Superman/Aliens 2: Godwar

Superman/Aliens 2: Godwar
Superman Aliens God War review
  • North American Publisher / ISBN: Dark Horse/DC - 1-56971-963-3
  • Volume No.: 2
  • Release date: 2003
  • UPC: 9781569719633
  • Contains adult content?: no
  • Does this pass the Bechdel test?: no
  • Positive minority portrayal?: no
  • CATEGORIES: Superhero

Chuck Dixon’s introductory pages offer an interesting battleground for Superman’s second encounter with the Xenomorphs, as one of their craft is sent hurtling down into the horrors of Apokalips, the kingdom of cruel despot Darkseid. It doesn’t take him long to learn what the aliens are and how they can be weaponised, and shortly thereafter he launches an attack on the benign gods of New Genesis, where Superman just happens to be visiting.

A plague of alien infants is loosed upon New Genesis, and having encountered the aliens before, appropriately enough in Superman/Aliens, Superman has some acquired knowledge. He determines that the only way to solve the situation is to strike at the core, which means travelling to Apokalips to locate the alien Queen. While that would be dangerous enough, there’s the added menace of Darkseid and all the forces he can call to back him up.
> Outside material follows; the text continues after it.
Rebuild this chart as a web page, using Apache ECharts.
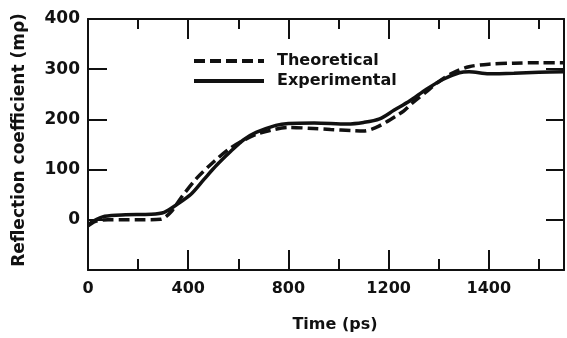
<!DOCTYPE html>
<html>
<head>
<meta charset="utf-8">
<script src="https://cdn.jsdelivr.net/npm/echarts@6/dist/echarts.min.js"></script>
<style>
  html, body { margin: 0; padding: 0; background: #fff; }
  #chart { width: 567px; height: 338px; }
</style>
</head>
<body>
<div id="chart"></div>
<script>
// tick labels (the original plot labels the 1600 position as "1400")
const xTickValues = [0, 400, 800, 1200, 1600];
const xTickLabels = ["0", "400", "800", "1200", "1400"];
const yTickValues = [0, 100, 200, 300, 400];

// [time (ps), reflection coefficient (m rho)]
const theoretical = [
  [0, -12], [30, -3], [80, 0], [150, 0], [200, 0], [290, 1], [330, 15],
  [373, 45], [436, 84], [503, 116], [560, 140], [608, 155], [670, 170],
  [726, 178], [800, 184], [900, 182], [968, 180], [1050, 178], [1100, 177],
  [1150, 184], [1191, 195], [1230, 207], [1261, 217], [1300, 235],
  [1350, 255], [1400, 275], [1457, 293], [1521, 305], [1600, 310],
  [1700, 312], [1800, 313], [1900, 313]
];
const experimental = [
  [0, -11], [20, -3], [67, 7], [150, 10], [252, 11], [304, 15], [356, 31],
  [411, 51], [462, 80], [514, 109], [569, 136], [620, 159], [671, 174],
  [750, 188], [800, 192], [903, 193], [1034, 191], [1100, 194], [1164, 201],
  [1221, 218], [1285, 237], [1351, 260], [1418, 280], [1482, 293],
  [1521, 295], [1600, 291], [1700, 292], [1800, 294], [1900, 295]
];

const ink = "#111";
const font = "DejaVu Sans";

const chart = echarts.init(document.getElementById("chart"));

const xBase = {
  type: "value",
  min: 0,
  max: 1900,
  interval: 400,
  axisLine: { show: true, onZero: false, lineStyle: { color: ink, width: 2 } },
  splitLine: { show: false },
  axisTick: { show: true, inside: true, length: 20, lineStyle: { color: ink, width: 2 } },
  minorTick: { show: true, splitNumber: 2, length: 11, lineStyle: { color: ink, width: 2 } },
};

const yBase = {
  type: "value",
  min: -100,
  max: 400,
  interval: 100,
  axisLine: { show: true, onZero: false, lineStyle: { color: ink, width: 2 } },
  splitLine: { show: false },
  axisTick: { show: true, inside: true, length: 19, lineStyle: { color: ink, width: 2 } },
};

chart.setOption({
  animation: false,
  backgroundColor: "#fff",
  grid: { left: 88, top: 19, width: 482, height: 255, containLabel: false },
  legend: {
    orient: "vertical",
    left: 192,
    top: 53,
    padding: 0,
    itemWidth: 70,
    itemHeight: 14,
    itemGap: 4,
    itemStyle: { opacity: 0 },
    lineStyle: { width: 4 },
    textStyle: { color: ink, fontFamily: font, fontWeight: "bold", fontSize: 16, padding: [0, 0, 0, 8] },
    data: ["Theoretical", "Experimental"],
  },
  xAxis: [
    {
      ...xBase,
      position: "bottom",
      name: "Time (ps)",
      nameLocation: "middle",
      nameGap: 47,
      nameTextStyle: { color: ink, fontFamily: font, fontWeight: "bold", fontSize: 16, padding: [0, 0, 0, 18] },
      axisLabel: {
        color: ink,
        fontFamily: font,
        fontWeight: "bold",
        fontSize: 16,
        margin: 11,
        formatter: v => {
          const i = xTickValues.indexOf(v);
          return i >= 0 ? xTickLabels[i] : "";
        },
      },
    },
    {
      ...xBase,
      position: "top",
      axisLabel: { show: false },
      minorTick: { ...xBase.minorTick, length: 10 },
    },
  ],
  yAxis: [
    {
      ...yBase,
      position: "left",
      name: "Reflection coefficient (m\u03c1)",
      nameLocation: "middle",
      nameRotate: 90,
      nameGap: 60,
      nameTextStyle: { color: ink, fontFamily: font, fontWeight: "bold", fontSize: 17, padding: [0, 0, 0, 9] },
      axisLabel: {
        color: ink,
        fontFamily: font,
        fontWeight: "bold",
        fontSize: 17,
        margin: 8,
        formatter: v => (yTickValues.indexOf(v) >= 0 ? String(v) : ""),
      },
    },
    {
      ...yBase,
      position: "right",
      axisLabel: { show: false },
      axisTick: { ...yBase.axisTick, length: 18 },
    },
  ],
  series: [
    {
      name: "Theoretical",
      type: "line",
      data: theoretical,
      smooth: 0.3,
      symbol: "none",
      lineStyle: { color: ink, width: 3.5, type: [11, 5] },
      itemStyle: { color: ink },
    },
    {
      name: "Experimental",
      type: "line",
      data: experimental,
      smooth: 0.3,
      symbol: "none",
      lineStyle: { color: ink, width: 3.5, type: "solid" },
      itemStyle: { color: ink },
    },
  ],
});
</script>
</body>
</html>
This plot is counterpointed by Big Barda and her allies trapped underground with a whole host of aliens in the vicinity.

This is very much a poor relation to the first Superman and Aliens confrontation, as a Superman story in which the aliens are villains of the week rather than any equal sharing of the spotlight. Unlike previously, Superman has his full powers at his disposal, so surprises are very few, and aspects of the aliens are shortchanged for plot convenience. It’s enough for Barda to issue a warning about the corrosive qualities of the aliens’ blood, for instance, and so it has no effect in a severely confined location. Furthermore Darkseid’s plan doesn’t withstand much in the way of scrutiny, but we shouldn’t question his motives, apparently.

Kevin Nowlan remains from the first book’s creative team, but here only inking the pencils of Jon Bogdanove rather than pencilling himself. Bogdanove is a standard superhero artist whose pages do the job of telling the story, but there’s nothing about them to merit a second glance.

The pages are filled, but by going through the motions.